• What this task involves: Nothing after the line with "const pad = 0.593;" belongs in the copy; extract the lines below from the top through that line, pictures left out.

** BEGIN **

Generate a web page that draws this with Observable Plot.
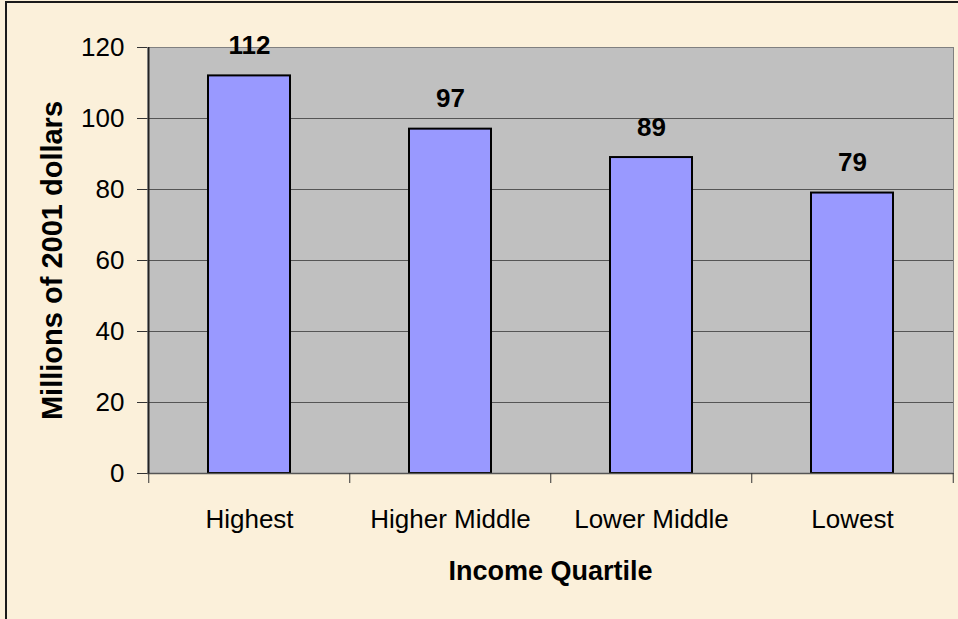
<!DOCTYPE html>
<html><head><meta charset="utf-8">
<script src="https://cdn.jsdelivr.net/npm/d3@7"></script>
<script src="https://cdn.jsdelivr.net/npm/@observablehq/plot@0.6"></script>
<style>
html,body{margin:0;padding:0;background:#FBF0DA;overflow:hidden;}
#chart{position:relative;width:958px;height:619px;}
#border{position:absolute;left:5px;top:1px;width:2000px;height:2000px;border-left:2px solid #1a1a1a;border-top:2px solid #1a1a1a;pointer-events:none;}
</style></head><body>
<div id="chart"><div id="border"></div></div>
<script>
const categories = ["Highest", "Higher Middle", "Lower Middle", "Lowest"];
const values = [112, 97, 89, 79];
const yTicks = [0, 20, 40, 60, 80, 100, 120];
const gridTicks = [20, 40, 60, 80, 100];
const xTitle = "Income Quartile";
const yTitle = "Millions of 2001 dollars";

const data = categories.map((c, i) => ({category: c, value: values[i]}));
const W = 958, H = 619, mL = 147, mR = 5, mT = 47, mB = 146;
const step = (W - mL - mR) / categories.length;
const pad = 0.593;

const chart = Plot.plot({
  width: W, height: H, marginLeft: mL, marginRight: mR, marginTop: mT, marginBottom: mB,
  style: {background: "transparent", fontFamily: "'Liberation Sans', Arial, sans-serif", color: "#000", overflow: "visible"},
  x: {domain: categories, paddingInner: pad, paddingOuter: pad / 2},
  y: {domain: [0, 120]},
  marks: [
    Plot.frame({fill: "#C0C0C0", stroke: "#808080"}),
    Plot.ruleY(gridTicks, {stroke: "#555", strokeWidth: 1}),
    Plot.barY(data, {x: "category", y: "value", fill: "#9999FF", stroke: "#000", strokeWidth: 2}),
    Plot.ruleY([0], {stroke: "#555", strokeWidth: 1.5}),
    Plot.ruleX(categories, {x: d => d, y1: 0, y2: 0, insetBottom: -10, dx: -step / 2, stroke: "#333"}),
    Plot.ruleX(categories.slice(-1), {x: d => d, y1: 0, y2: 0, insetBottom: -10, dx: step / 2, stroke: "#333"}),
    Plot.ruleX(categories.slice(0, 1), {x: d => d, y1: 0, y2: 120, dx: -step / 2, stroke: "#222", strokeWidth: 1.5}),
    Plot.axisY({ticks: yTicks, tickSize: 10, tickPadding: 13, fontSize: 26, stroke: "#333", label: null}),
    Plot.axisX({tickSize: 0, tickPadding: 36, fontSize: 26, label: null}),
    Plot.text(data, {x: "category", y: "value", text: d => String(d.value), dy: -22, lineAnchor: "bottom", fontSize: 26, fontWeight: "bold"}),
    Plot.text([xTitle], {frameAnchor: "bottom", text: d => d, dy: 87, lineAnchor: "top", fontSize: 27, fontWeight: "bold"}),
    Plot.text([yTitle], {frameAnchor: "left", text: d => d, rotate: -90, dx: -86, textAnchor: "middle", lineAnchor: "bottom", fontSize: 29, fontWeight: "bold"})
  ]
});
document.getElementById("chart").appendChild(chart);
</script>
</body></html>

** END **

• Answer to the task:
Generate a web page that draws this with Observable Plot.
<!DOCTYPE html>
<html><head><meta charset="utf-8">
<script src="https://cdn.jsdelivr.net/npm/d3@7"></script>
<script src="https://cdn.jsdelivr.net/npm/@observablehq/plot@0.6"></script>
<style>
html,body{margin:0;padding:0;background:#FBF0DA;overflow:hidden;}
#chart{position:relative;width:958px;height:619px;}
#border{position:absolute;left:5px;top:1px;width:2000px;height:2000px;border-left:2px solid #1a1a1a;border-top:2px solid #1a1a1a;pointer-events:none;}
</style></head><body>
<div id="chart"><div id="border"></div></div>
<script>
const categories = ["Highest", "Higher Middle", "Lower Middle", "Lowest"];
const values = [112, 97, 89, 79];
const yTicks = [0, 20, 40, 60, 80, 100, 120];
const gridTicks = [20, 40, 60, 80, 100];
const xTitle = "Income Quartile";
const yTitle = "Millions of 2001 dollars";

const data = categories.map((c, i) => ({category: c, value: values[i]}));
const W = 958, H = 619, mL = 147, mR = 5, mT = 47, mB = 146;
const step = (W - mL - mR) / categories.length;
const pad = 0.593;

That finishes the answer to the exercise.